Very interested to hear what everyone else has to say.

Naomi - Yeah...that was what I meant about Zoe explaining the mechanics of astral travel. I guess when it's a more original concept than vampires or werewolves a certain amount of infodumping is going to happen.

jepad said...


I just finished Wraith over the weekend. I really enjoyed it. I thought the writing was great, Zoe was fun, and the supporting cast was interesting.

Like you, I didn't think PW did a great job explaining the hierarchy of Phantasms and symbionts. I kept reading and re-reading without really getting WHAT a symbiont was.

I thought the twists at the end were a little too much. It seemed like it became needlessly complicated about who was double-crossing whom.

The epilogue...okay, I can't say I remember exactly what happened in the epilogue. Although the connection with TC was interesting and I'm looking forward to seeing how that played out.

I'm unsure about the romantic entanglements in the book. The cop (Daniel?) seemed really cute and cool at first. But since he was clueless about what was really happening, there was a certain keystone cop feel to him. Like he just ran around being mostly ineffectual. I think to really bring him into the story, he's going to have to find out about Zoe's ability.

I did like that he wasn't the usual hulking alpha male that dominates the genre. And I love a man with glasses. LOL.

scooper said...

I enjoyed the book. I like the way Ms. Weldon made me wonder about the gray areas of life and how hard it is to draw a line and stand on one side of it. There is no clear good or evil and TC's character helped with that. I didn't get the attraction to Daniel though.

scooper said...

Oh yeah, I forgot to mention my confusion of TC being described as drooling in the beginning and then somehow sexually appealing at another point. I've gotta thing for Vin Diesel but a drooling Vin is gross.

LesleyW said...

Scooper - I thought of Daniel as being like Dr. Jackson off Stargate. :)

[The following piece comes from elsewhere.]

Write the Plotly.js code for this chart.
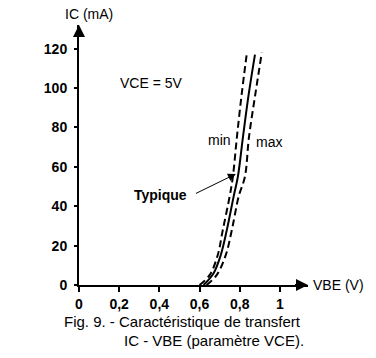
<!DOCTYPE html>
<html><head><meta charset="utf-8">
<script src="https://cdn.plot.ly/plotly-3.0.1.min.js"></script>
<style>html,body{margin:0;padding:0;background:#fff;}#chart{width:376px;height:358px;}</style>
</head><body><div id="chart"></div>
<script>
// VBE (V) and IC (mA)
const vbeMin = [0.60, 0.65, 0.69, 0.716, 0.75, 0.766, 0.786, 0.81, 0.836];
const icMin  = [0, 5, 15, 28, 45, 55, 75, 97, 118];
const vbeTyp = [0.62, 0.67, 0.705, 0.736, 0.77, 0.791, 0.816, 0.845, 0.876];
const icTyp  = [0, 6, 15, 28, 45, 55, 75, 97, 117];
const vbeMax = [0.635, 0.685, 0.73, 0.761, 0.795, 0.826, 0.846, 0.878, 0.91];
const icMax  = [0, 5, 15, 28, 45, 55, 75, 97, 118];
const xTickVals = [0, 0.2, 0.4, 0.6, 0.8, 1];
const xTickText = ["0", "0,2", "0,4", "0,6", "0,8", "1"];
const yTickVals = [0, 20, 40, 60, 80, 100, 120];

const fam = "Liberation Sans, Arial, sans-serif";
const tickFont = {family: fam, size: 14, color: "#000", weight: "bold"};
const txtFont = {family: fam, size: 14, color: "#000"};
const boldFont = {family: fam, size: 14, color: "#000", weight: "bold"};
const capFont = {family: fam, size: 15, color: "#000"};

const traces = [
  {x: vbeMin, y: icMin, mode: "lines", line: {color: "#000", width: 2, dash: "7px,4px", shape: "spline"}, hoverinfo: "skip"},
  {x: vbeTyp, y: icTyp, mode: "lines", line: {color: "#000", width: 2, shape: "spline"}, hoverinfo: "skip"},
  {x: vbeMax, y: icMax, mode: "lines", line: {color: "#000", width: 2, dash: "7px,4px", shape: "spline"}, hoverinfo: "skip"}
];

const layout = {
  width: 376, height: 358,
  margin: {l: 79, r: 68, t: 25, b: 73},
  paper_bgcolor: "#fff", plot_bgcolor: "#fff",
  showlegend: false,
  xaxis: {range: [0, 1.14], tickvals: xTickVals, ticktext: xTickText, showgrid: false, zeroline: false,
          showline: true, linecolor: "#000", linewidth: 2, ticks: "outside", ticklen: 5, tickwidth: 2, tickcolor: "#000",
          tickfont: tickFont, fixedrange: true},
  yaxis: {range: [0, 132], tickvals: yTickVals, showgrid: false, zeroline: false,
          showline: true, linecolor: "#000", linewidth: 2, ticks: "outside", ticklen: 3, tickwidth: 2, tickcolor: "#000",
          tickfont: tickFont, ticklabelstandoff: 4, fixedrange: true},
  annotations: [
    {x: 1.0, y: 0, xref: "paper", yref: "paper", ax: -16, ay: 0, showarrow: true, arrowhead: 2, arrowsize: 1.2, arrowwidth: 2, arrowcolor: "#000", text: " "},
    {x: 0, y: 1.0, xref: "paper", yref: "paper", ax: 0, ay: 16, showarrow: true, arrowhead: 2, arrowsize: 1.2, arrowwidth: 2, arrowcolor: "#000", text: " "},
    {x: 0.044, y: 1.042, xref: "paper", yref: "paper", xanchor: "center", yanchor: "middle", text: "IC (mA)", showarrow: false, font: txtFont},
    {x: 1.013, y: 0, xref: "paper", yref: "paper", xanchor: "left", yanchor: "middle", text: "VBE (V)", showarrow: false, font: txtFont},
    {x: 0.363, y: 102.7, xref: "x", yref: "y", xanchor: "center", yanchor: "middle", text: "VCE = 5V", showarrow: false, font: txtFont},
    {x: 0.70, y: 73.7, xref: "x", yref: "y", xanchor: "center", yanchor: "middle", text: "min", showarrow: false, font: txtFont},
    {x: 0.945, y: 72.7, xref: "x", yref: "y", xanchor: "center", yanchor: "middle", text: "max", showarrow: false, font: txtFont},
    {x: 0.405, y: 45.8, xref: "x", yref: "y", xanchor: "center", yanchor: "middle", text: "Typique", showarrow: false, font: boldFont},
    {x: 0.781, y: 56.4, xref: "x", yref: "y", ax: -43, ay: 21, showarrow: true, arrowhead: 2, arrowsize: 1.6, arrowwidth: 1, arrowcolor: "#000", text: " ", standoff: 0},
    {x: -0.074, y: -0.142, xref: "paper", yref: "paper", xanchor: "left", yanchor: "middle", text: "Fig. 9. - Caractéristique de transfert", showarrow: false, font: capFont},
    {x: 0.188, y: -0.215, xref: "paper", yref: "paper", xanchor: "left", yanchor: "middle", text: "IC - VBE (paramètre VCE).", showarrow: false, font: capFont}
  ]
};

Plotly.newPlot("chart", traces, layout, {staticPlot: true, displayModeBar: false});
</script></body></html>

And TC I thought of him as being one of those bad guys that are equally compelling and repulsive at the same time. When Zoe first meets him she's repelled but eventually she's drawn to him as well. It's interesting that she doesn't really remember being with him except as fragments. I'm hoping their relationship will be explored in more detail in future books.

Anonymous said...

The beginning of this book was quite fasinating, but around the middle, it just went down hill and became increasingly illogical and silly.